There was one man there who was void of fear, He was the brave Lieutenant William Alexander Kerr; And to face the rebels boldly it was his intent, And he assured his brother officers his men were true to the Government.
And now that the danger was so near at hand, He was ready to put his men to the test, and them command; And march to the rescue of his countrymen at Kalapore, And try to quell the mutiny and barbarous uproar.
And in half an hour he was ready to start, With fifty brave horsemen, fearless and smart; And undaunted Kerr and his horsemen rode on without dismay, And in the middle of the rainy season, which was no child's play.
And after a toilsome march they reached Kalapore, To find their countrymen pressed very hard and sore; The mutineers had attacked and defeated the Kalapore Light Infantry, Therefore their fellow countrymen were in dire extremity.
Then the Sepoys established themselves in a small square fort; It was a place of strength, and there they did resort; And Kerr had no guns to batter down the gate, But nevertheless he felt undaunted, and resigned to his fate.
And darkness was coming on and no time was to be lost, And he must attack the rebels whatever be the cost; Therefore he ordered his troopers to prepare to storm the fort, And at the word of command towards it they did resort.
And seventeen troopers advanced to the attack, And one of his men, Gumpunt Row Deo Kerr, whose courage wasn't slack; So great was his courage he couldn't be kept back, So he resolved with Lieutenant Kerr to make the attack.
Then with crowbars they dashed at the doors vigorously, Whilst bullets rained around them, but harmlessly; So they battered on the doors until one gave way, Then Lieutenant Kerr and his henchmen entered without dismay.
Then Kerr's men rushed in sword in hand, Oh! what a fearful onslaught, the mutineers couldn't it withstand, And Kerr's men with straw set the place on fire, And at last the rebels were forced to retire.

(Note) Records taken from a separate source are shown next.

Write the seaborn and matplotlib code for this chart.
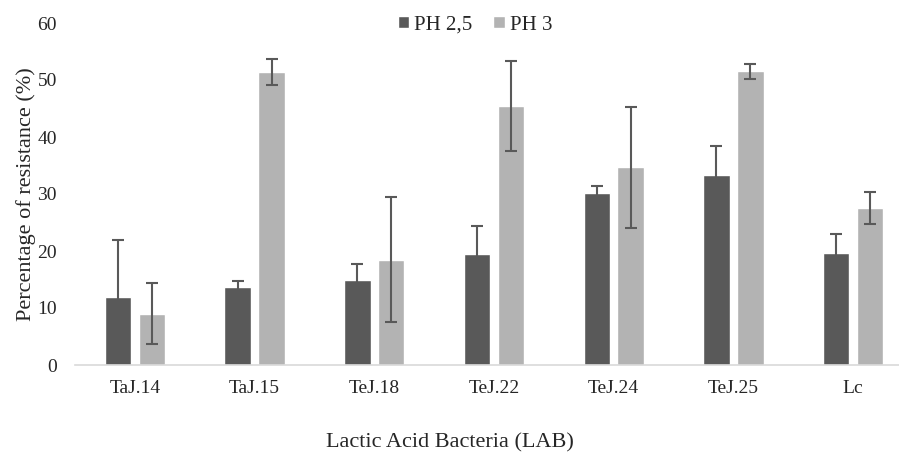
import pandas as pd
import numpy as np
import matplotlib.pyplot as plt
import seaborn as sns

# Values
strains = ['TaJ.14', 'TaJ.15', 'TeJ.18', 'TeJ.22', 'TeJ.24', 'TeJ.25', 'Lc']
ph25 = [11.9, 13.7, 15.0, 19.5, 30.2, 33.3, 19.7]
ph25_err = [10.0, 1.0, 2.8, 4.8, 1.2, 5.2, 3.3]
ph3 = [9.0, 51.4, 18.5, 45.4, 34.7, 51.5, 27.5]
ph3_err = [5.3, 2.3, 10.9, 7.9, 10.6, 1.3, 2.8]
groups = ['PH 2,5', 'PH 3']

df = pd.DataFrame({
    'strain': strains * 2,
    'pH': [groups[0]] * len(strains) + [groups[1]] * len(strains),
    'value': ph25 + ph3,
    'err': ph25_err + ph3_err,
})

sns.set_style('white')
plt.rcParams['font.family'] = ['Liberation Serif', 'DejaVu Serif']

fig = plt.figure(figsize=(8.99, 4.54), dpi=100)
ax = fig.add_axes([75 / 899, 1 - 365 / 454, 838 / 899, 342 / 454])

palette = {groups[0]: '#595959', groups[1]: '#b3b3b3'}
sns.barplot(data=df, x='strain', y='value', hue='pH', palette=palette,
            width=0.567, gap=0.22, errorbar=None, saturation=1, ax=ax)

# Error bars at bar centres
for bars, g in zip(ax.containers, groups):
    sub = df[df['pH'] == g]
    xs = [b.get_x() + b.get_width() / 2 for b in bars]
    ax.errorbar(xs, sub['value'], yerr=sub['err'], fmt='none',
                ecolor='#595959', elinewidth=1.5, capsize=4, capthick=1.5)

ax.set_ylim(0, 60)
ax.set_yticks(range(0, 61, 10))
ax.set_xlim(-0.5, len(strains) - 0.5)
ax.tick_params(axis='both', length=0, labelsize=14, colors='#262626')
ax.tick_params(axis='y', pad=13)
ax.tick_params(axis='x', pad=11)
for s in ['top', 'right', 'left']:
    ax.spines[s].set_visible(False)
ax.spines['bottom'].set_color('#d9d9d9')
ax.spines['bottom'].set_linewidth(1.2)

ax.set_xlabel('Lactic Acid Bacteria (LAB)', fontsize=16, color='#262626', labelpad=26)
ax.xaxis.label.set_x((450 - 75) / 838)
ax.set_ylabel('Percentage of resistance (%)', fontsize=16, color='#262626', labelpad=1)

ax.legend(loc='center', bbox_to_anchor=(475 / 899, 1 - 25 / 454),
          bbox_transform=fig.transFigure, ncol=2, frameon=False,
          fontsize=15, handlelength=0.55, handleheight=0.55,
          handletextpad=0.25, columnspacing=1.0, labelcolor='#262626')

fig.savefig('out.png', dpi=100)
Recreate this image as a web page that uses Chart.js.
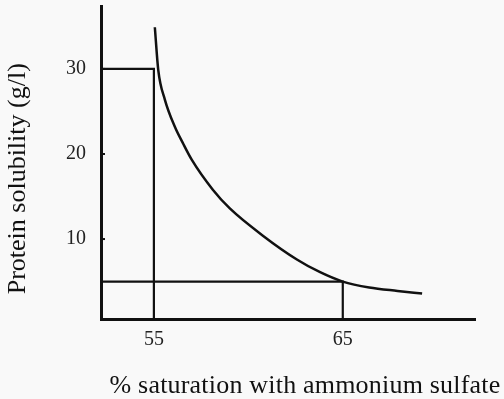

And took refuge in another house, and barricaded it fast, And prepared to defend themselves to the last; Then Lieutenant Kerr and Row Deo Kerr plied the crowbars again, And heavy blows on the woordwork they did rain.
Then the door gave way and they crawled in, And they two great heroes side by side did begin To charge the mutineers with sword in hand, which made them grin, Whilst the clashing of swords and bayonets made a fearful din.
Then hand to hand, and foot to foot, a fierce combat began, Whilst the blood of the rebels copiously ran, And a ball cut the chain of Kerr's helmet in two, And another struck his sword, but the man he slew.
Then a Sepoy clubbed his musket and hit Kerr on the head, But fortunately the blow didn't kill him dead; He only staggered, and was about to be bayoneted by a mutineer, But Gumpunt Kerr laid his assailant dead without fear.
Kerr's little party were now reduced to seven, Yet fearless and undaunted, and with the help of Heaven, He gathered his small band possessed of courage bold, Determined to make a last effort to capture the stronghold.
Then he cried, "My men, we will burn them out, And suffocate them with smoke, without any doubt!" So bundles of straw and hay were found without delay, And they set fire to them against the doors without dismay.
Then Kerr patiently waited till the doors were consumed, And with a gallant charge, the last attack was resumed, And he dashed sword in hand into the midst of the mutineers, And he and his seven troopers played great havoc with their sabres.
So by the skillful war tactics of brave Lieutenant Kerr, He defeated the Sepoy mutineers and rescued his countrymen dear; And but for Lieutenant Kerr the British would have met with a great loss, And for his great service he received the Victoria Cross.